# Babinet’s Principle ## Babinet’s Principle

Babinet’s principle states that the sum of the field at a point behind a plane having a screen and the field at the same point when a complementary screen is substituted is equal to the field at the point when no screen is present.

Salient features of Babinet’s principle

• It does not consider the polarization of antennas in establishing field relations.
• Basically it deals with absorbing screens only.
• It is useful to reduce the slot antenna problems to a simplified form like those of linear antennas.
• Babinet’s principle,

E3 = E1 + E2

Here,     E1 is the field behind the absorbing screen

E2 is the field behind the complementary screen

E3 is the field when there is no screen.

• It is not applicable in the presence of the conducting screens.
• this principle is valid in optics.
• It cannot be extended to electromagnetic problems as it is not possible to have absorbing screens at radio frequencies and as the polarization of electromagnetic fields is common.
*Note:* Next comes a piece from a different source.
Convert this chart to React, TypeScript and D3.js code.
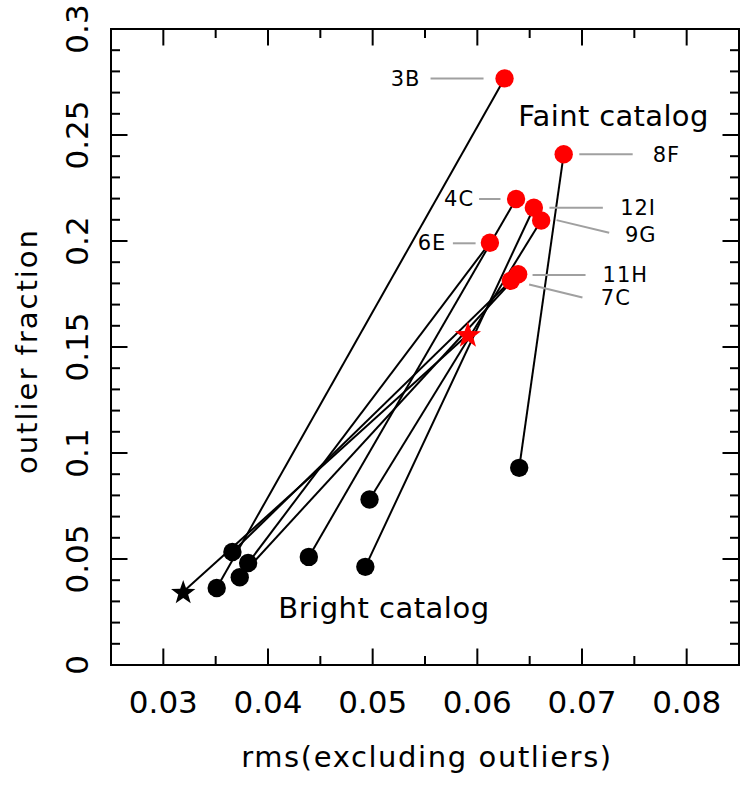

Meaning of Babinet’s principle

If, S1 is a plane of the screen,

S2 is a plane of observation,

S is a point source,

E1 is the field at a point (x, y, z) behind the screen,

E2 is the field at (xyz) behind the screen when S1 is replaced by its complementary screen,

E3 is the field at the same point (x, y, z) when no screen is present.

Babinet’s principle states that,

E3 = E1 + E2

This is illustrated in the figure below. This principle is valid at the points in the plane S2 and also at the points behind the screen S1.

This principle is applicable to the points in the plane S2 and also to the points behind the screen S1.

At radio frequencies, it is not possible to have perfectly absorbing screens. Hence, Babinet’s principle in optics cannot be just extended to the electromagnetic problem as it does not take care of polarisation.

A principle valid for conducting screens and polarised fields is described by H. G. Booker.

Illustration of Booker’s theory Booker’s extension of Babinet’s principle is illustrated below:

Consider three cases. The source is a short dipole that is shown in the figure below.

If the screen in an infinite conducting thin sheet with a vertical slot is considered, the field behind the screen at a point, P is E1.

If the slot is replaced by a complementary dipole (a thin strip of conducting sheet), the field is E2 at the same point, P behind the screen.

If there is no screen, the field is E3 at the same point. Then according to Babinet’s principle,

E1 + E2 = E3

The same principle can be applied to points in front of the screens. When the transmitted wave is very high through the slot, E1 ≈ E3. Under these conditions, the complementary dipole acts like a reflector and E2 is small.

$Z_{s}.Z_{c}=\frac{\eta ^{2}}{4}$